### EXERCISE INPUT
-----

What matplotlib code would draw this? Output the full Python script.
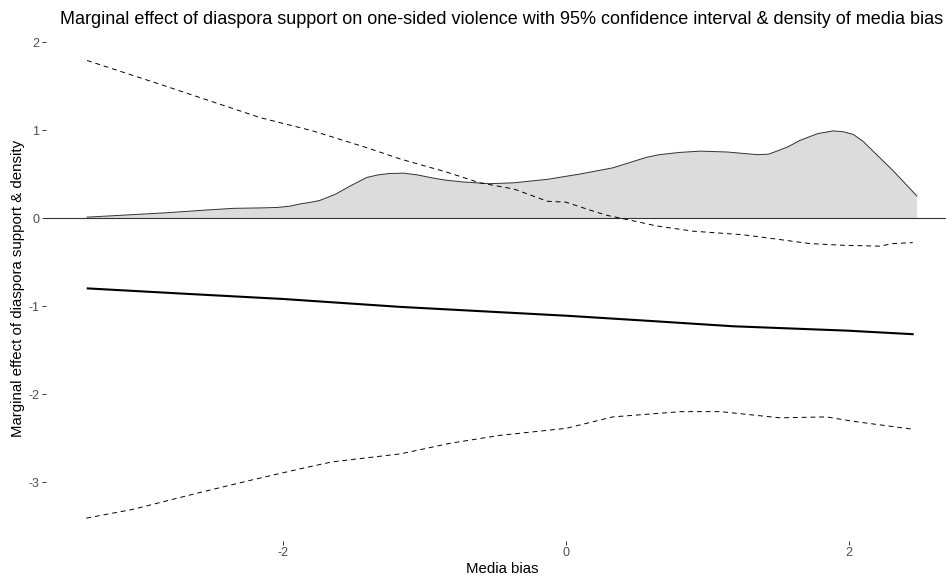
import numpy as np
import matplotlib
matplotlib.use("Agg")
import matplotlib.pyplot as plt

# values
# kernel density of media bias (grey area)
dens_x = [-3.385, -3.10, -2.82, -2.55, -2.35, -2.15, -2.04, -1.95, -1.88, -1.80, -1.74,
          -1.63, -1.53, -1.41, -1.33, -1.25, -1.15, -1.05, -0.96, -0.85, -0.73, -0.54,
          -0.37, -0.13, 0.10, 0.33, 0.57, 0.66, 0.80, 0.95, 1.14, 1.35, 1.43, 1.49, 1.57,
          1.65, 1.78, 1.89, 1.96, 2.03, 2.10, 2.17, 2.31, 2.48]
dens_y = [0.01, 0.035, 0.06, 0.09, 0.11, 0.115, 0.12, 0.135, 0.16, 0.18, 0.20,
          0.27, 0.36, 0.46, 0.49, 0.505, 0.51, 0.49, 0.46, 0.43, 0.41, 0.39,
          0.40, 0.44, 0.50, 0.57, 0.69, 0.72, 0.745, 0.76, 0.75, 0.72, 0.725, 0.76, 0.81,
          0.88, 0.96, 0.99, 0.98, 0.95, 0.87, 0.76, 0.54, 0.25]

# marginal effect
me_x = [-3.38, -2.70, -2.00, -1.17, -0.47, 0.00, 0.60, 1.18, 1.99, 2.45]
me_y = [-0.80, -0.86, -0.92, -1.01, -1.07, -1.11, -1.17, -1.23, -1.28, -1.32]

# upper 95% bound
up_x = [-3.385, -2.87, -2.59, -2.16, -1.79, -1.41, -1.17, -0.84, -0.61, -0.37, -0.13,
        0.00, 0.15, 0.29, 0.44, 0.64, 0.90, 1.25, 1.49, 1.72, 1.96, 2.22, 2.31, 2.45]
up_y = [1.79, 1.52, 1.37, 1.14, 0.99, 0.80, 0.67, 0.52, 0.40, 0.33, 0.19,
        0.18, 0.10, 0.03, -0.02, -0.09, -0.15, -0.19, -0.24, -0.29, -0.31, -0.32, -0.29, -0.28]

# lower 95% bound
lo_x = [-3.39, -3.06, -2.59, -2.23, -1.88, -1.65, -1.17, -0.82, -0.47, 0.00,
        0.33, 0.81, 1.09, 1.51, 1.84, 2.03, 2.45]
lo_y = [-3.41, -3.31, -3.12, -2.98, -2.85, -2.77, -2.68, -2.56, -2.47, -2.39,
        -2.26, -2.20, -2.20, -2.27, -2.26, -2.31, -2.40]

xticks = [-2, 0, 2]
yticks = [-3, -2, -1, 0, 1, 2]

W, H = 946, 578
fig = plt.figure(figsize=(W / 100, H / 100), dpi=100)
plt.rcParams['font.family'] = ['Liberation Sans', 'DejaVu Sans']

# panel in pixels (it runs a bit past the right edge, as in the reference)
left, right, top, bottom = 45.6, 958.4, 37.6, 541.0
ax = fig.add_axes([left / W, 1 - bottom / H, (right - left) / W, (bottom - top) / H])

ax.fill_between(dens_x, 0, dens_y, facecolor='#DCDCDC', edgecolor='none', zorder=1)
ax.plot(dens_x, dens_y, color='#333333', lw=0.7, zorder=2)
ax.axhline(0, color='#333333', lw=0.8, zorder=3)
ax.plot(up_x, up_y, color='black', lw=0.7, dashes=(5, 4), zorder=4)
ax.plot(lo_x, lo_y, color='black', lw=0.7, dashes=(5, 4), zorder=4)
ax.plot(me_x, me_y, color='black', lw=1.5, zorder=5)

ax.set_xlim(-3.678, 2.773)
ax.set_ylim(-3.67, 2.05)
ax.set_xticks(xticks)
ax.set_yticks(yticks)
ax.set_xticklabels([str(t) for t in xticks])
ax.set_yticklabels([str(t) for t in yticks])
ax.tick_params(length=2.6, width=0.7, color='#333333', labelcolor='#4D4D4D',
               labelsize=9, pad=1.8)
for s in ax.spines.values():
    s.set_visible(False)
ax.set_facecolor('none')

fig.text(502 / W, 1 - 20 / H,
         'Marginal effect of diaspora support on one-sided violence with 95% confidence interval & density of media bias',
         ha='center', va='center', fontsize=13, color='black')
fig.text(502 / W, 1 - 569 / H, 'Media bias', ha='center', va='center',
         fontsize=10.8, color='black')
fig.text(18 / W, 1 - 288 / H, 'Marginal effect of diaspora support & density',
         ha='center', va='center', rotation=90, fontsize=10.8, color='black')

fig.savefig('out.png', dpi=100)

-----

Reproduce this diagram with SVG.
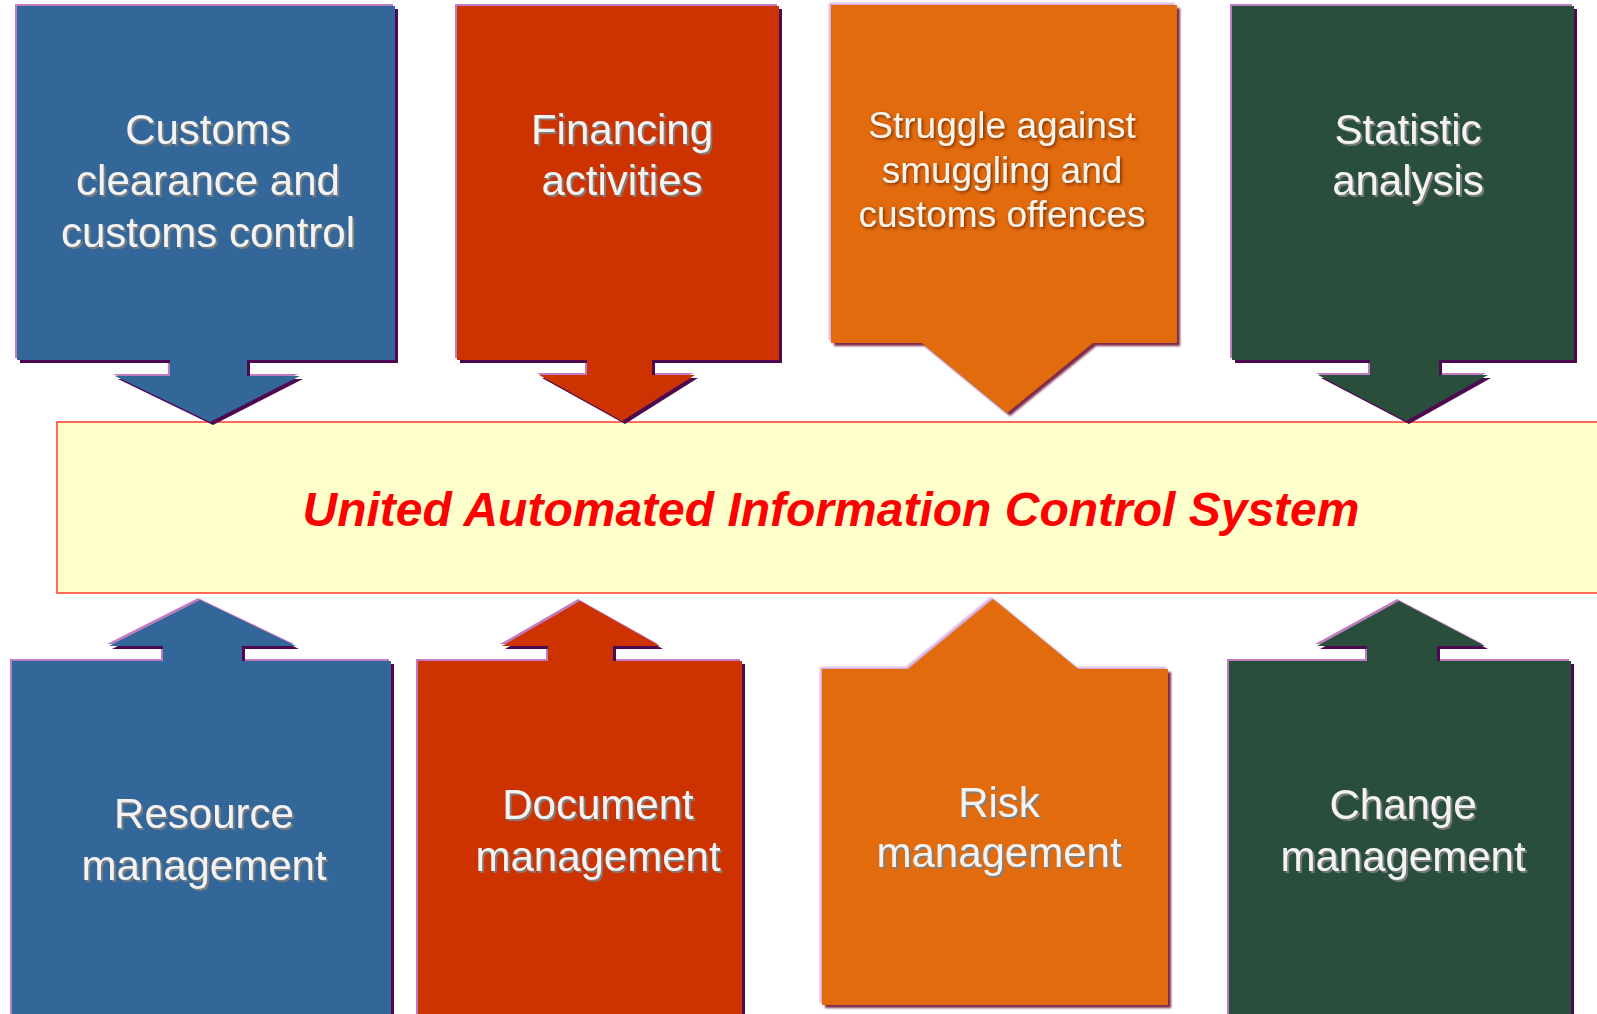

-----

### GOAL
Identify each line in the records above that contains the word "matplotlib", and copy it out in full.

### WRITTEN ANSWER
What matplotlib code would draw this? Output the full Python script.
import matplotlib
matplotlib.use("Agg")
import matplotlib.pyplot as plt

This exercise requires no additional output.